The Ariane 6 had been scheduled to launch a French spy satellite from Europe's Spaceport in Kourou, French Guiana today at 11:24 a.m. EST (1624 GMT; 1:24 p.m. local time in Kourou).

That didn't happen, however; the liftoff was scrubbed just before 11 a.m. ET (1600 GMT). The cause was "further operations needed on a ground means interfacing with the launcher," the France-based company Arianespace announced via X today.

A new launch date has not yet been announced. Whenever the rocket ends up flying, You can watch the action live here at Space.com or directly via Arianespace. Coverage will begin about 30 minutes before liftoff.

Ariane 6, which Arianespace operates on behalf of the European Space Agency (ESA), is the successor to the workhorse Ariane 5, which retired in 2023 after 117 orbital missions.

It took longer than expected for the new rocket to come online. Development of the Ariane 6 began in 2014, but the launcher didn't debut until last July, when it successfully sent nine cubesats to orbit.

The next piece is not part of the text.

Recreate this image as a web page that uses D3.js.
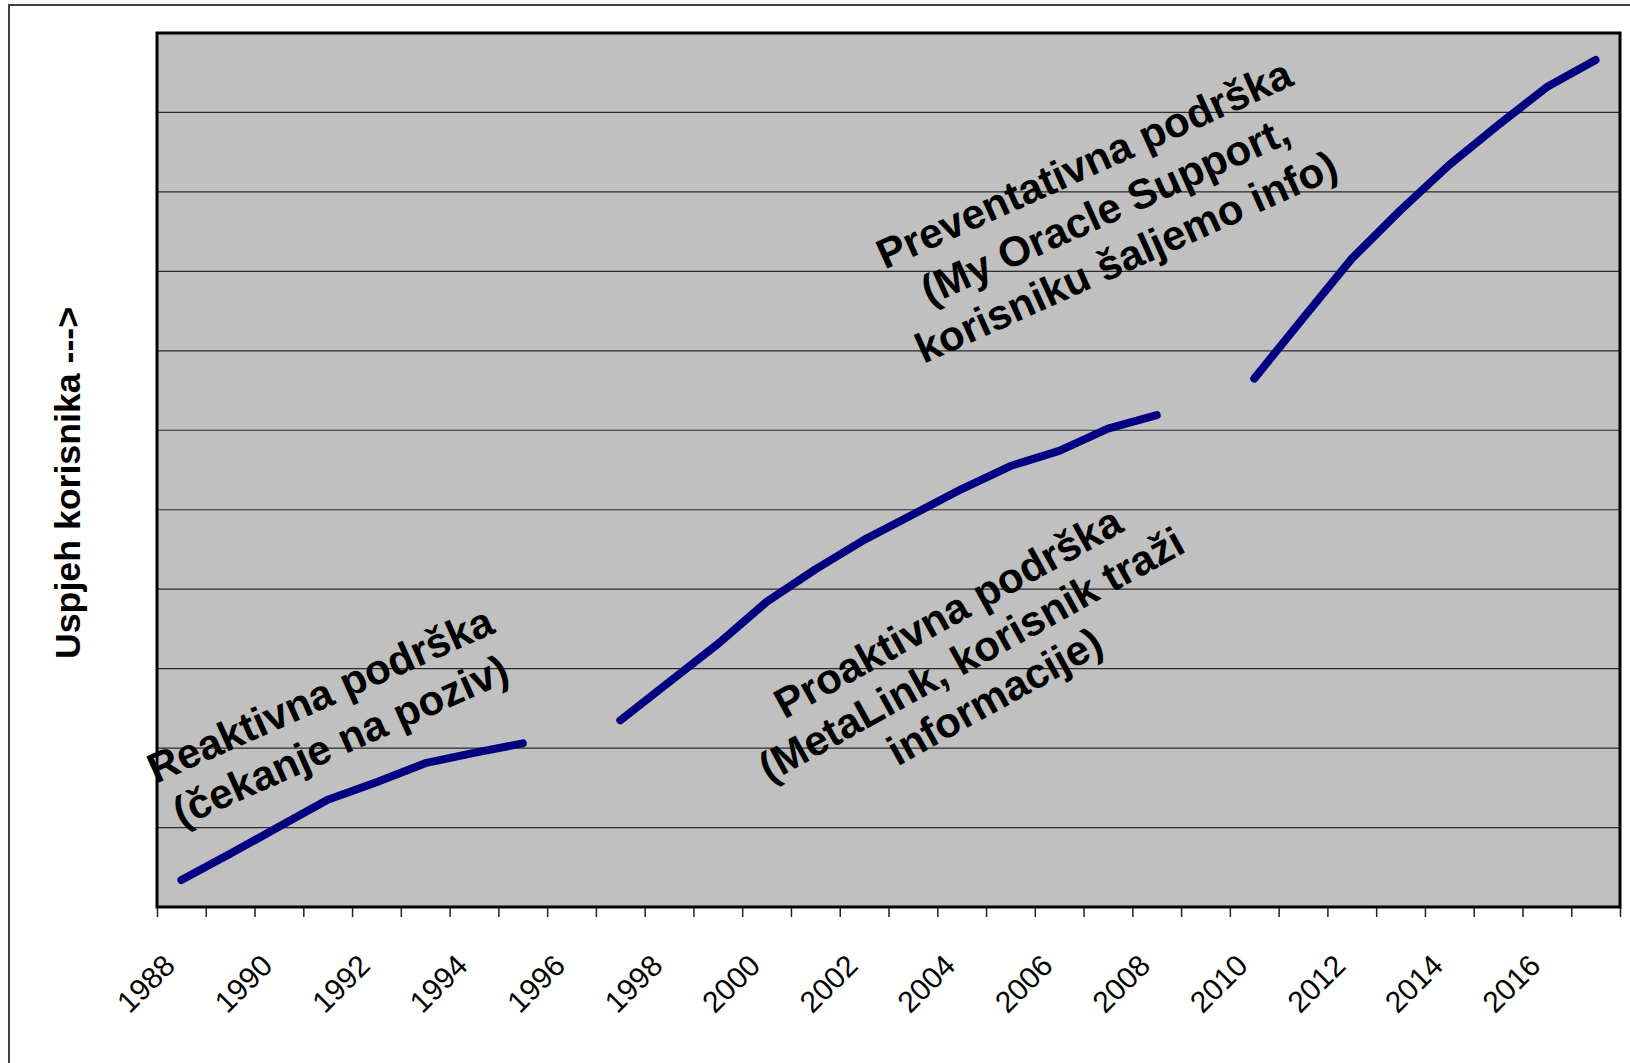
<!DOCTYPE html>
<html>
<head>
<meta charset="utf-8">
<script src="https://cdn.jsdelivr.net/npm/d3@7"></script>
<style>
  html, body { margin: 0; padding: 0; background: #fff; }
  svg { display: block; }
  text { font-family: "Liberation Sans", Arial, sans-serif; }
</style>
</head>
<body>
<svg id="chart" width="1630" height="1063"></svg>
<script>
// ---- data ----
const years = ["1988","1989","1990","1991","1992","1993","1994","1995","1996","1997",
               "1998","1999","2000","2001","2002","2003","2004","2005","2006","2007",
               "2008","2009","2010","2011","2012","2013","2014","2015","2016","2017"];
const tickLabels = ["1988","1990","1992","1994","1996","1998","2000","2002","2004",
                    "2006","2008","2010","2012","2014","2016"];

const reaktivnaYears  = ["1988","1989","1990","1991","1992","1993","1994","1995"];
const reaktivnaValues = [0.34, 0.67, 1.01, 1.35, 1.57, 1.81, 1.94, 2.06];

const proaktivnaYears  = ["1997","1998","1999","2000","2001","2002","2003","2004","2005","2006","2007","2008"];
const proaktivnaValues = [2.35, 2.83, 3.31, 3.84, 4.25, 4.62, 4.94, 5.26, 5.55, 5.74, 6.02, 6.19];

const preventivnaYears  = ["2010","2011","2012","2013","2014","2015","2016","2017"];
const preventivnaValues = [6.65, 7.41, 8.16, 8.77, 9.34, 9.84, 10.32, 10.66];

const yTitle = "Uspjeh korisnika --->";
const annotReaktivna  = ["Reaktivna podrška", "(čekanje na poziv)"];
const annotProaktivna = ["Proaktivna podrška", "(MetaLink, korisnik traži", "informacije)"];
const annotPreventivna = ["Preventativna podrška", "(My Oracle Support,", "korisniku šaljemo info)"];

// ---- layout ----
const svg = d3.select("#chart");
const plot = { left: 157, right: 1620, top: 33, bottom: 907 };

const x = d3.scaleBand().domain(years).range([plot.left, plot.right]).padding(0);
const xEdge = d3.scaleLinear().domain([0, years.length]).range([plot.left, plot.right]);
const y = d3.scaleLinear().domain([0, 11]).range([plot.bottom, plot.top]);

// outer frame
svg.append("rect")
  .attr("x", 9).attr("y", 5).attr("width", 1640).attr("height", 1080)
  .attr("fill", "none").attr("stroke", "#404040").attr("stroke-width", 2);

// plot background
svg.append("rect")
  .attr("x", plot.left).attr("y", plot.top)
  .attr("width", plot.right - plot.left).attr("height", plot.bottom - plot.top)
  .attr("fill", "#c0c0c0");

// gridlines
svg.append("g")
  .selectAll("line")
  .data(y.ticks(11).filter(d => d > 0 && d < 11))
  .join("line")
  .attr("x1", plot.left).attr("x2", plot.right)
  .attr("y1", d => y(d)).attr("y2", d => y(d))
  .attr("stroke", "#2a2a2a").attr("stroke-width", 1.2);

// tick marks at category boundaries
const tickAxis = svg.append("g")
  .attr("transform", `translate(0,${plot.bottom})`)
  .call(d3.axisBottom(xEdge).tickValues(d3.range(0, years.length + 1))
        .tickFormat("").tickSize(10).tickSizeOuter(0));
tickAxis.select(".domain").remove();
tickAxis.selectAll("line").attr("stroke", "#222").attr("stroke-width", 1.5);

// category labels
const labelAxis = svg.append("g")
  .attr("transform", `translate(0,${plot.bottom})`)
  .call(d3.axisBottom(x).tickValues(tickLabels).tickSize(0).tickSizeOuter(0));
labelAxis.select(".domain").remove();
labelAxis.selectAll("text")
  .attr("x", 0).attr("y", 0).attr("dy", "0.35em")
  .attr("transform", "translate(-12,53) rotate(-45)")
  .attr("text-anchor", "end")
  .attr("font-size", 30)
  .attr("fill", "#000")
  .style("font-family", "'Liberation Sans', Arial, sans-serif");

// plot border
svg.append("rect")
  .attr("x", plot.left).attr("y", plot.top)
  .attr("width", plot.right - plot.left).attr("height", plot.bottom - plot.top)
  .attr("fill", "none").attr("stroke", "#000").attr("stroke-width", 3);

// lines
const line = d3.line()
  .x(d => x(d[0]) + x.bandwidth() / 2)
  .y(d => y(d[1]));

[[reaktivnaYears, reaktivnaValues],
 [proaktivnaYears, proaktivnaValues],
 [preventivnaYears, preventivnaValues]].forEach(([ys, vs]) => {
  svg.append("path")
    .datum(ys.map((yr, i) => [yr, vs[i]]))
    .attr("d", line)
    .attr("fill", "none")
    .attr("stroke", "#000080")
    .attr("stroke-width", 8)
    .attr("stroke-linecap", "round")
    .attr("stroke-linejoin", "round");
});

// annotations
function annot(lines, cx, cy, angle, spacing) {
  const t = svg.append("text")
    .attr("transform", `translate(${cx},${cy}) rotate(${-angle})`)
    .attr("text-anchor", "middle")
    .attr("font-size", 42)
    .attr("font-weight", "bold")
    .attr("fill", "#000");
  lines.forEach((s, i) => {
    t.append("tspan").attr("x", 0).attr("y", i * spacing).text(s);
  });
}
annot(annotReaktivna, 326, 708, 24, 50);
annot(annotProaktivna, 955, 625, 29, 48);
annot(annotPreventivna, 1090, 177, 24.3, 51);

// y title
svg.append("text")
  .attr("transform", `translate(80,483) rotate(-90)`)
  .attr("text-anchor", "middle")
  .attr("font-size", 35.7)
  .attr("font-weight", "bold")
  .attr("fill", "#000")
  .text(yTitle);
</script>
</body>
</html>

The flight didn't go perfectly, however; the Ariane 6's upper stage failed to complete an engine burn designed to set up the deployment of two experimental reentry capsules.

ESA had aimed to launch the Ariane 6's second mission last year but took some extra time to address the issues experienced on Flight 1.

Related: Europe's new Ariane 6 rocket launches on long-awaited debut mission (video)

The second Ariane 6 launch will send up an optical spy satellite called CSO-3 for the French military. If all goes to plan, CSO-3 will deploy into a sun-synchronous orbit about 500 miles (800 kilometers) above Earth.

Satellites in sun-synchronous orbit cruise over patches of the planet at the same local solar time each day, meaning they view those areas with consistent lighting conditions over time. This type of orbit is therefore particularly popular with spy and weather satellites.

"CSO-3 is the third in a constellation of three military Earth-observation satellites for the DGA-led MUSIS program (Multinational Space-based Imaging System)," the French space agency CNES said in a statement. (The DGA, or Direction générale de l'armement, is the French government's defense procurement agency.)

The first two members of the network, CSO-1 and CSO-2, launched in 2018 and 2020, respectively.

Editor's note: This story was updated at 3 p.m. EST on March 3 with news of the launch scrub.